We’ve had a few stressful months in the McCourt house—my husband’s heart surgery took the forefront, of course, but I still had to deal with smaller problems—my car’s “check engine” light, a broken dishwasher and more. Suddenly it all came crashing down, and I was struggling just to catch my breath.
Even therapists face anxiety-fueled moments like this, so I asked Debra Kissen, PhD, CEO of Light On Anxiety CBT Treatment Centers, what to do the next time anxiety gets the best of me…
Reframe it: Consider what the anxiety is trying to tell you. Example: You are sitting on the couch, flicking through channels and you notice a dread-like feeling in your chest. Make contact with the discomfort. Is there a message to the anxiety? Perhaps it is telling you to get a good night’s sleep…or open that stack of bills?

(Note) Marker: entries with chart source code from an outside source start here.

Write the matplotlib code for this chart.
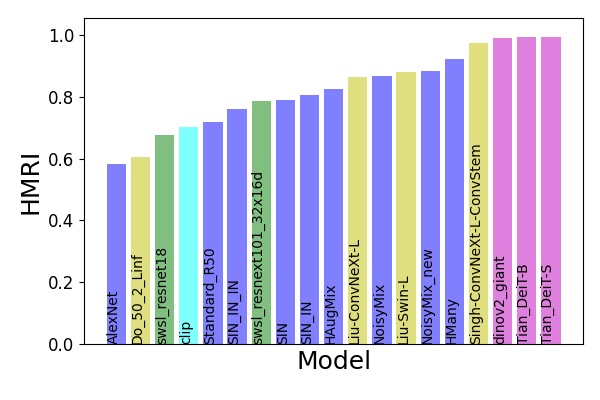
import matplotlib
matplotlib.use("Agg")
import matplotlib.pyplot as plt

models = ["AlexNet", "Do_50_2_Linf", "swsl_resnet18", "clip", "Standard_R50",
          "SIN_IN_IN", "swsl_resnext101_32x16d", "SIN", "SIN_IN", "HAugMix",
          "Liu-ConvNeXt-L", "NoisyMix", "Liu-Swin-L", "NoisyMix_new", "HMany",
          "Singh-ConvNeXt-L-ConvStem", "dinov2_giant", "Tian_DeiT-B", "Tian_DeiT-S"]
hmri = [0.581, 0.604, 0.675, 0.701, 0.717, 0.760, 0.786, 0.790, 0.806, 0.825,
        0.864, 0.867, 0.880, 0.883, 0.922, 0.974, 0.990, 0.993, 0.993]
groups = ["b", "y", "g", "c", "b", "b", "g", "b", "b", "b",
          "y", "b", "y", "b", "b", "y", "m", "m", "m"]
palette = {"b": "#8080ff", "y": "#dfdf80", "g": "#80bf80", "c": "#80ffff", "m": "#df80df"}

fig = plt.figure(figsize=(6, 4), dpi=100)
ax = fig.add_axes([0.14, 0.14, 0.832, 0.815])
x = list(range(len(models)))
ax.bar(x, hmri, width=0.8, color=[palette[g] for g in groups])
for i, name in enumerate(models):
    ax.text(i - 0.4, 0.0, name, rotation=90, ha="left", va="bottom", fontsize=10)
ax.set_xticks([])
ax.set_ylim(0, 1.055)
ax.tick_params(axis="y", labelsize=12)
ax.set_ylabel("HMRI", fontsize=18)
ax.set_xlabel("Model", fontsize=18)
fig.savefig("out.png", dpi=100)
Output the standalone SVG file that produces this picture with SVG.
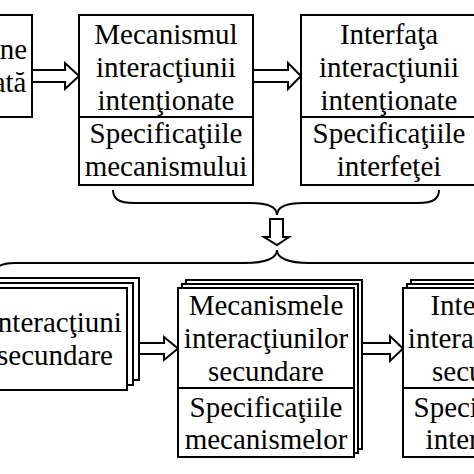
<svg xmlns="http://www.w3.org/2000/svg" width="474" height="474" viewBox="0 0 474 474">
<style>
.box{fill:#fff;stroke:#000;stroke-width:2}
.ln{fill:none;stroke:#000;stroke-width:2}
.arr{fill:#fff;stroke:#000;stroke-width:2;stroke-linejoin:miter}
text{font-family:"Liberation Serif","Times New Roman",serif;font-size:29px;fill:#000;text-anchor:middle}
</style>
<rect width="474" height="474" fill="#fff"/>
<g id="connectors">
<polygon class="arr" points="32,70 65,70 65,63 79,76 65,89 65,82 32,82"/>
<polygon class="arr" points="253,70 288,70 288,63 301,76 288,89 288,82 253,82"/>
<path class="ln" d="M113,190 C113,199 119,203 134,203 L250,203 C268,203 277,207 277,215 C277,207 286,203 304,203 L418,203 C433,203 439,199 439,190"/>
<polygon class="arr" points="270,219 283,219 283,237 289,237 277,245 264,237 270,237"/>
<path class="ln" d="M-8,276 C-5,267 0,263 15,263 L245,263 C266,263 277,258 277,250 C277,258 288,263 309,263 L480,263"/>
<polygon class="arr" points="139,343 164,343 164,337 178,348.5 164,360 164,354 139,354"/>
<polygon class="arr" points="362,343 390,343 390,336 403,348.5 390,361 390,354 362,354"/>
</g>
<g id="node1">
<rect class="box" x="-150" y="15" width="182" height="102"/>
<text x="-42" y="59">Interacţiune</text>
<text x="-42" y="92">intenţionată</text>
</g>
<g id="node2">
<rect class="box" x="79" y="15" width="174" height="170"/>
<line class="ln" x1="79" y1="117" x2="253" y2="117"/>
<text x="166" y="44">Mecanismul</text>
<text x="166" y="77">interacţiunii</text>
<text x="166" y="110">intenţionate</text>
<text x="166" y="143">Specificaţiile</text>
<text x="166" y="176">mecanismului</text>
</g>
<g id="node3">
<rect class="box" x="301" y="15" width="176" height="170"/>
<line class="ln" x1="301" y1="117" x2="477" y2="117"/>
<text x="389" y="44">Interfaţa</text>
<text x="389" y="77">interacţiunii</text>
<text x="389" y="110">intenţionate</text>
<text x="389" y="143">Specificaţiile</text>
<text x="389" y="176">interfeţei</text>
</g>
<g id="node4">
<rect class="box" x="-108" y="278" width="247" height="102"/>
<rect class="box" x="-114" y="283" width="247" height="102"/>
<rect class="box" x="-120" y="288" width="247" height="102"/>
<text x="55" y="332">Interacţiuni</text>
<text x="55" y="365">secundare</text>
</g>
<g id="node5">
<rect class="box" x="186" y="280" width="176" height="169"/>
<rect class="box" x="182" y="284" width="176" height="169"/>
<rect class="box" x="178" y="288" width="176" height="169"/>
<line class="ln" x1="178" y1="388" x2="354" y2="388"/>
<text x="266" y="315">Mecanismele</text>
<text x="266" y="348">interacţiunilor</text>
<text x="266" y="381">secundare</text>
<text x="266" y="417">Specificaţiile</text>
<text x="266" y="449">mecanismelor</text>
</g>
<g id="node6">
<rect class="box" x="411" y="280" width="176" height="169"/>
<rect class="box" x="407" y="284" width="176" height="169"/>
<rect class="box" x="403" y="288" width="176" height="169"/>
<line class="ln" x1="403" y1="388" x2="579" y2="388"/>
<text x="490" y="315">Interfeţele</text>
<text x="490" y="348">interacţiunilor</text>
<text x="490" y="381">secundare</text>
<text x="490" y="417">Specificaţiile</text>
<text x="490" y="449">interfeţelor</text>
</g>
</svg>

Lean into it: We naturally try to fight off anxiety. Instead: Stand up, open your arms wide, and open yourself to the sensation of the emotion. This unguarded posture tricks your brain into thinking there is no threat, so the anxiety soon dissipates.
Get to work: If what’s eating at you is unfinished tasks, take some action—no matter how small—toward accomplishing something.
Take comfort: Take a walk, spend time with your partner or phone a friend. Don’t try to run from your anxiety. Your mentality should be, I can handle this anxiety. I just choose to engage in some self-care. Remember—self-medicating with drugs or alcohol is never wise.